╭─ EXTRACTED MATERIAL

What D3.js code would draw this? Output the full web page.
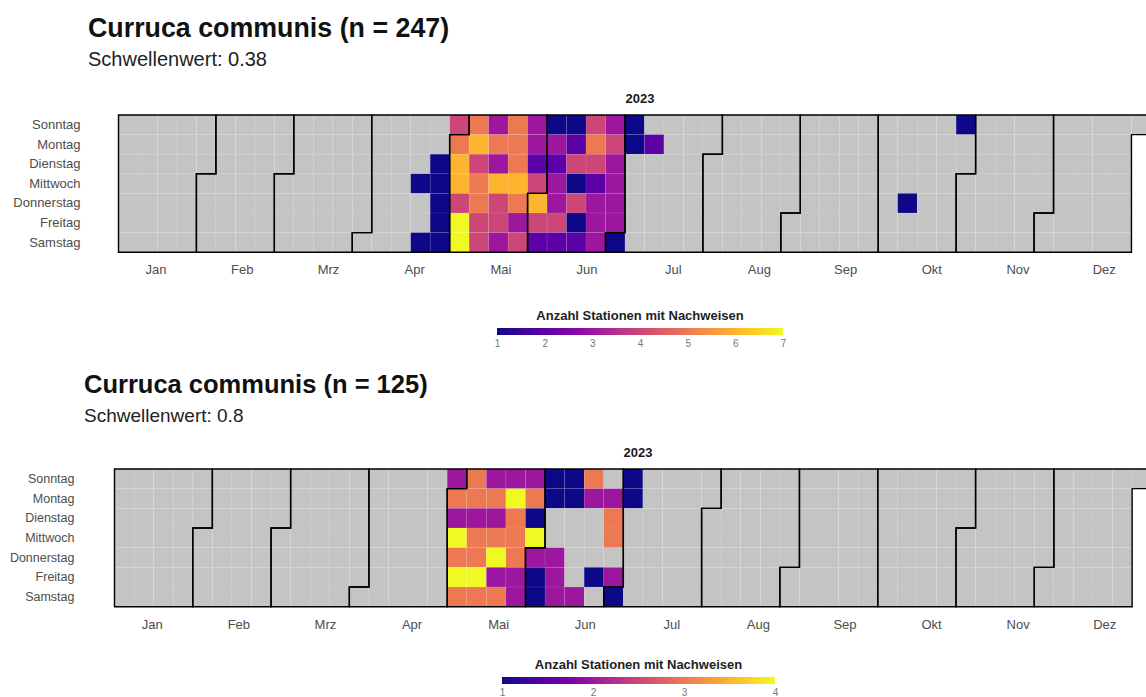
<!DOCTYPE html>
<html>
<head>
<meta charset="utf-8">
<script src="https://cdn.jsdelivr.net/npm/d3@7"></script>
<style>
  body { margin: 0; background: #fff; }
  text { font-family: "Liberation Sans", Arial, sans-serif; }
</style>
</head>
<body>
<svg id="chart" width="1146" height="697"></svg>
<script>
const year = 2023
const weekdays = ['Sonntag', 'Montag', 'Dienstag', 'Mittwoch', 'Donnerstag', 'Freitag', 'Samstag']
const months = ['Jan', 'Feb', 'Mrz', 'Apr', 'Mai', 'Jun', 'Jul', 'Aug', 'Sep', 'Okt', 'Nov', 'Dez']

// panel 1: threshold 0.38
const daysA = ['04-19', '04-22', '04-25', '04-26', '04-27', '04-28', '04-29',
  '04-30', '05-01', '05-02', '05-03', '05-04', '05-05', '05-06',
  '05-07', '05-08', '05-09', '05-10', '05-11', '05-12', '05-13',
  '05-14', '05-15', '05-16', '05-17', '05-18', '05-19', '05-20',
  '05-21', '05-22', '05-23', '05-24', '05-25', '05-26', '05-27',
  '05-28', '05-29', '05-30', '05-31', '06-01', '06-02', '06-03',
  '06-04', '06-05', '06-06', '06-07', '06-08', '06-09', '06-10',
  '06-11', '06-12', '06-13', '06-14', '06-15', '06-16', '06-17',
  '06-18', '06-19', '06-20', '06-21', '06-22', '06-23', '06-24',
  '06-25', '06-26', '06-27', '06-28', '06-29', '06-30', '07-01',
  '07-02', '07-03', '07-10', '10-12', '10-29']
const countsA = [1, 1, 1, 1, 1, 1, 1,
  4, 5, 6, 6, 4, 7, 7,
  5, 6, 4, 5, 5, 4, 4,
  3, 5, 3, 6, 4, 4, 3,
  5, 5, 5, 6, 5, 3, 4,
  3, 3, 2, 4, 6, 4, 2,
  1, 3, 2, 3, 3, 4, 2,
  1, 2, 4, 1, 4, 1, 2,
  4, 5, 4, 2, 3, 3, 3,
  3, 4, 3, 3, 3, 3, 1,
  1, 1, 2, 1, 1]
const ticksA = [1, 2, 3, 4, 5, 6, 7]

// panel 2: threshold 0.8
const daysB = ['04-30', '05-01', '05-02', '05-03', '05-04', '05-05', '05-06',
  '05-07', '05-08', '05-09', '05-10', '05-11', '05-12', '05-13',
  '05-14', '05-15', '05-16', '05-17', '05-18', '05-19', '05-20',
  '05-21', '05-22', '05-23', '05-24', '05-25', '05-26', '05-27',
  '05-28', '05-29', '05-30', '05-31', '06-01', '06-02', '06-03',
  '06-04', '06-05', '06-08', '06-09', '06-10',
  '06-11', '06-12', '06-17',
  '06-18', '06-19', '06-23',
  '06-26', '06-27', '06-28', '06-30', '07-01',
  '07-02', '07-03']
const countsB = [2, 3, 2, 4, 3, 4, 3,
  3, 3, 2, 3, 3, 4, 3,
  2, 3, 2, 3, 4, 2, 3,
  2, 4, 3, 3, 3, 2, 2,
  2, 3, 1, 4, 2, 1, 1,
  1, 1, 2, 2, 2,
  1, 1, 2,
  3, 2, 1,
  2, 3, 3, 2, 1,
  1, 1]
const ticksB = [1, 2, 3, 4]

const svg = d3.select('#chart')
const fmt = d3.timeFormat('%m-%d')
const allDays = d3.timeDays(new Date(year, 0, 1), new Date(year + 1, 0, 1))
const weekOf = d => d3.timeWeek.count(d3.timeYear(d), d)

let drawPanel = (p) => {
  let g = svg.append('g')
  let lookup = new Map(p.days.map((d, i) => [d, p.counts[i]]))
  let n = d3.sum(p.counts)

  let x = d3.scaleLinear().domain([0, 53]).range([p.x0, p.x0 + 53 * p.cw])
  let y = d3.scaleBand().domain(weekdays).range([p.top, p.top + 7 * p.ch])
  let color = d3.scaleSequential(d3.interpolatePlasma).domain(d3.extent(p.ticks))

  // titles
  g.append('text').attr('x', p.tx).attr('y', p.titleY)
    .attr('font-size', p.titleSize).attr('font-weight', 'bold').attr('fill', '#111')
    .text(`Curruca communis (n = ${n})`)
  g.append('text').attr('x', p.tx).attr('y', p.subY)
    .attr('font-size', p.subSize).attr('fill', '#222')
    .text('Schwellenwert: ' + p.threshold)
  g.append('text').attr('x', p.yearX).attr('y', p.top - 12)
    .attr('text-anchor', 'middle').attr('font-size', 13).attr('font-weight', 'bold').attr('fill', '#1a1a1a')
    .text(year)

  // day cells
  g.selectAll('rect.day')
    .data(allDays)
    .enter()
    .append('rect')
    .attr('class', 'day')
    .attr('x', d => x(weekOf(d)))
    .attr('y', d => y(weekdays[d.getDay()]))
    .attr('width', x(1) - x(0))
    .attr('height', y.bandwidth())
    .attr('fill', d => {
      let v = lookup.get(fmt(d))
      return v ? color(v) : '#c4c4c4'
    })
    .attr('stroke', '#ffffff')
    .attr('stroke-opacity', 0.12)
    .attr('stroke-width', 0.6)

  // month outlines
  let y7 = p.top + 7 * p.ch
  let rowY = i => i < 7 ? y(weekdays[i]) : y7
  let monthPath = (t0) => {
    let t1 = new Date(t0.getFullYear(), t0.getMonth() + 1, 0)
    let d0 = t0.getDay(), w0 = weekOf(t0)
    let d1 = t1.getDay(), w1 = weekOf(t1)
    return 'M' + x(w0 + 1) + ',' + rowY(d0) +
      'H' + x(w0) + 'V' + y7 +
      'H' + x(w1) + 'V' + rowY(d1 + 1) +
      'H' + x(w1 + 1) + 'V' + p.top +
      'H' + x(w0 + 1) + 'Z'
  }
  g.selectAll('path.month')
    .data(d3.timeMonths(new Date(year, 0, 1), new Date(year + 1, 0, 1)))
    .enter()
    .append('path')
    .attr('class', 'month')
    .attr('d', monthPath)
    .attr('fill', 'none')
    .attr('stroke', '#000')
    .attr('stroke-width', 1.4)

  // weekday labels
  let yAxis = g.append('g')
    .attr('transform', `translate(${p.x0 - p.labelGap},0)`)
    .call(d3.axisLeft(y).tickSize(0).tickPadding(0))
  yAxis.select('.domain').remove()
  yAxis.selectAll('text').attr('font-size', p.daySize).attr('fill', '#4d4d4d')
    .attr('font-family', '"Liberation Sans", Arial, sans-serif')

  // month labels
  let monthPos = d3.scaleLinear().domain([0, 11]).range([1.93, 50.6])
  g.selectAll('text.mlab')
    .data(months)
    .enter()
    .append('text')
    .attr('class', 'mlab')
    .attr('x', (d, i) => x(monthPos(i)))
    .attr('y', y7 + 22)
    .attr('text-anchor', 'middle')
    .attr('font-size', 13)
    .attr('fill', '#4d4d4d')
    .text(d => d)

  // legend
  let gradId = 'grad' + p.id
  let grad = svg.append('defs').append('linearGradient').attr('id', gradId)
  d3.range(0, 1.0001, 0.05).forEach(t => {
    grad.append('stop').attr('offset', t).attr('stop-color', d3.interpolatePlasma(t))
  })
  let lx = d3.scaleLinear().domain(d3.extent(p.ticks)).range(p.legX)
  g.append('text').attr('x', (p.legX[0] + p.legX[1]) / 2).attr('y', p.legY - 8)
    .attr('text-anchor', 'middle').attr('font-size', 13).attr('font-weight', 'bold').attr('fill', '#222')
    .text('Anzahl Stationen mit Nachweisen')
  g.append('rect').attr('x', p.legX[0]).attr('y', p.legY)
    .attr('width', p.legX[1] - p.legX[0]).attr('height', 7)
    .attr('fill', `url(#${gradId})`)
  let lAxis = g.append('g')
    .attr('transform', `translate(0,${p.legY + 7})`)
    .call(d3.axisBottom(lx).tickValues(p.ticks).tickSize(0).tickPadding(5).tickFormat(d3.format('d')))
  lAxis.select('.domain').remove()
  lAxis.selectAll('text').attr('font-size', 10).attr('fill', '#777')
    .attr('font-family', '"Liberation Sans", Arial, sans-serif')
}

drawPanel({
  id: 'A', days: daysA, counts: countsA, ticks: ticksA, threshold: '0.38',
  x0: 118.5, cw: 19.48, top: 115, ch: 19.6,
  tx: 88, titleY: 37, titleSize: 26.8, subY: 66, subSize: 20,
  yearX: 640, daySize: 13, labelGap: 38,
  legX: [497, 783], legY: 328
})

drawPanel({
  id: 'B', days: daysB, counts: countsB, ticks: ticksB, threshold: '0.8',
  x0: 114.5, cw: 19.57, top: 469, ch: 19.67,
  tx: 84, titleY: 393, titleSize: 25.5, subY: 422, subSize: 19,
  yearX: 638, daySize: 12.5, labelGap: 40,
  legX: [502, 775], legY: 677
})
</script>
</body>
</html>
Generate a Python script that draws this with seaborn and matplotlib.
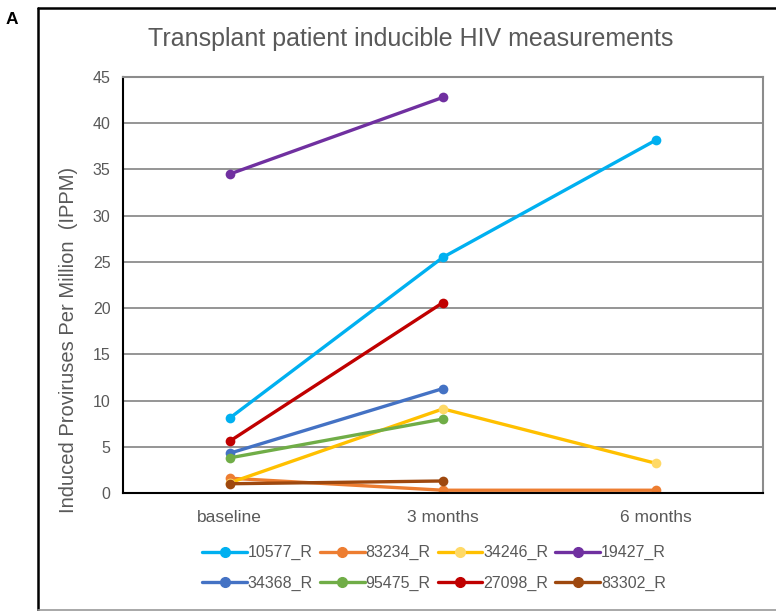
import numpy as np
import pandas as pd
import seaborn as sns
import matplotlib.pyplot as plt
from matplotlib.lines import Line2D

# Data
timepoints = ["baseline", "3 months", "6 months"]
patients = ["10577_R", "83234_R", "34246_R", "19427_R",
            "34368_R", "95475_R", "27098_R", "83302_R"]
colors = ["#00B0F0", "#ED7D31", "#FFC000", "#7030A0",
          "#4472C4", "#70AD47", "#C00000", "#9E480E"]
marker_colors = ["#00B0F0", "#ED7D31", "#FFD966", "#7030A0",
                 "#4472C4", "#70AD47", "#C00000", "#9E480E"]

v_10577 = [8.1, 25.5, 38.2]
v_83234 = [1.6, 0.3, 0.3]
v_34246 = [1.1, 9.1, 3.2]
v_19427 = [34.5, 42.8, np.nan]
v_34368 = [4.3, 11.3, np.nan]
v_95475 = [3.8, 8.0, np.nan]
v_27098 = [5.6, 20.6, np.nan]
v_83302 = [1.0, 1.3, np.nan]
values = [v_10577, v_83234, v_34246, v_19427, v_34368, v_95475, v_27098, v_83302]

rows = []
for p, vals in zip(patients, values):
    for i, v in enumerate(vals):
        if not np.isnan(v):
            rows.append({"patient": p, "pos": i, "ippm": v})
df = pd.DataFrame(rows)

sns.set_style("white")
plt.rcParams["font.family"] = ["Liberation Sans", "DejaVu Sans"]

fig = plt.figure(figsize=(7.76, 6.11), dpi=100)
W, H = 776, 611
ax = fig.add_axes([123 / W, 1 - 493 / H, (763 - 123) / W, (493 - 77) / H])

sns.lineplot(data=df, x="pos", y="ippm", hue="patient", hue_order=patients,
             palette=dict(zip(patients, colors)), marker="o", markersize=7,
             markeredgewidth=0, linewidth=2.4, estimator=None, sort=False,
             legend=False, ax=ax)

for line, mc in zip(ax.get_lines(), marker_colors):
    line.set_markerfacecolor(mc)
    line.set_markeredgecolor(mc)
    line.set_solid_capstyle("round")

ax.set_xlim(-0.5, 2.5)
ax.set_ylim(0, 45)
ax.set_xticks(range(len(timepoints)))
ax.set_xticklabels(timepoints)
ax.set_yticks(range(0, 46, 5))
ax.yaxis.grid(True, color="#8c8c8c", linewidth=1.3)
ax.set_axisbelow(True)
ax.tick_params(axis="both", length=0, labelcolor="#595959")
ax.tick_params(axis="x", pad=12, labelsize=12.5)
ax.tick_params(axis="y", pad=9, labelsize=11.5)
for s in ["top", "right"]:
    ax.spines[s].set_color("#8c8c8c")
    ax.spines[s].set_linewidth(1.5)
for s in ["left", "bottom"]:
    ax.spines[s].set_color("#000000")
    ax.spines[s].set_linewidth(1.5)
ax.set_xlabel("")
ax.set_ylabel("Induced Proviruses Per Million  (IPPM)", fontsize=14.5,
              color="#595959")
ax.yaxis.set_label_coords((78 - 123) / 640, (493 - 340) / 416)

fig.text(411 / W, 1 - 39 / H, "Transplant patient inducible HIV measurements",
         ha="center", va="center", fontsize=18, color="#595959")
fig.text(12 / W, 1 - 19 / H, "A", ha="center", va="center", fontsize=12.5,
         fontweight="bold", color="#000000")

# outer frame of the panel
fig.add_artist(Line2D([38 / W, 38 / W], [1 - 8 / H, 1 - 610 / H],
                      transform=fig.transFigure, color="black", linewidth=1.8))
fig.add_artist(Line2D([38 / W, 1.0], [1 - 8 / H, 1 - 8 / H],
                      transform=fig.transFigure, color="black", linewidth=1.8))
fig.add_artist(Line2D([38 / W, 1.0], [1 - 610 / H, 1 - 610 / H],
                      transform=fig.transFigure, color="#999999", linewidth=1.2))

handles = [Line2D([0], [0], color=c, linewidth=2.4, marker="o", markersize=7,
                  markerfacecolor=mc, markeredgecolor=mc)
           for c, mc in zip(colors, marker_colors)]
# legend fills column-wise, so reorder to read row-wise like the original
order = [0, 4, 1, 5, 2, 6, 3, 7]
fig.legend([handles[i] for i in order], [patients[i] for i in order],
           loc="center", ncol=4, frameon=False,
           bbox_to_anchor=(434 / W, 1 - 568 / H), fontsize=11.5,
           labelcolor="#595959", handlelength=2.8, handletextpad=0.05,
           columnspacing=0.45, labelspacing=0.95)

fig.savefig("out.png", dpi=100)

╰─

WHAT IS BEING ASKED
Please take the lines from the beginning of the data above through the line holding "const ticksA = [1, 2, 3, 4, 5, 6, 7]" and transcribe them exactly, without any pictures.

WRITTEN ANSWER
What D3.js code would draw this? Output the full web page.
<!DOCTYPE html>
<html>
<head>
<meta charset="utf-8">
<script src="https://cdn.jsdelivr.net/npm/d3@7"></script>
<style>
  body { margin: 0; background: #fff; }
  text { font-family: "Liberation Sans", Arial, sans-serif; }
</style>
</head>
<body>
<svg id="chart" width="1146" height="697"></svg>
<script>
const year = 2023
const weekdays = ['Sonntag', 'Montag', 'Dienstag', 'Mittwoch', 'Donnerstag', 'Freitag', 'Samstag']
const months = ['Jan', 'Feb', 'Mrz', 'Apr', 'Mai', 'Jun', 'Jul', 'Aug', 'Sep', 'Okt', 'Nov', 'Dez']

// panel 1: threshold 0.38
const daysA = ['04-19', '04-22', '04-25', '04-26', '04-27', '04-28', '04-29',
  '04-30', '05-01', '05-02', '05-03', '05-04', '05-05', '05-06',
  '05-07', '05-08', '05-09', '05-10', '05-11', '05-12', '05-13',
  '05-14', '05-15', '05-16', '05-17', '05-18', '05-19', '05-20',
  '05-21', '05-22', '05-23', '05-24', '05-25', '05-26', '05-27',
  '05-28', '05-29', '05-30', '05-31', '06-01', '06-02', '06-03',
  '06-04', '06-05', '06-06', '06-07', '06-08', '06-09', '06-10',
  '06-11', '06-12', '06-13', '06-14', '06-15', '06-16', '06-17',
  '06-18', '06-19', '06-20', '06-21', '06-22', '06-23', '06-24',
  '06-25', '06-26', '06-27', '06-28', '06-29', '06-30', '07-01',
  '07-02', '07-03', '07-10', '10-12', '10-29']
const countsA = [1, 1, 1, 1, 1, 1, 1,
  4, 5, 6, 6, 4, 7, 7,
  5, 6, 4, 5, 5, 4, 4,
  3, 5, 3, 6, 4, 4, 3,
  5, 5, 5, 6, 5, 3, 4,
  3, 3, 2, 4, 6, 4, 2,
  1, 3, 2, 3, 3, 4, 2,
  1, 2, 4, 1, 4, 1, 2,
  4, 5, 4, 2, 3, 3, 3,
  3, 4, 3, 3, 3, 3, 1,
  1, 1, 2, 1, 1]
const ticksA = [1, 2, 3, 4, 5, 6, 7]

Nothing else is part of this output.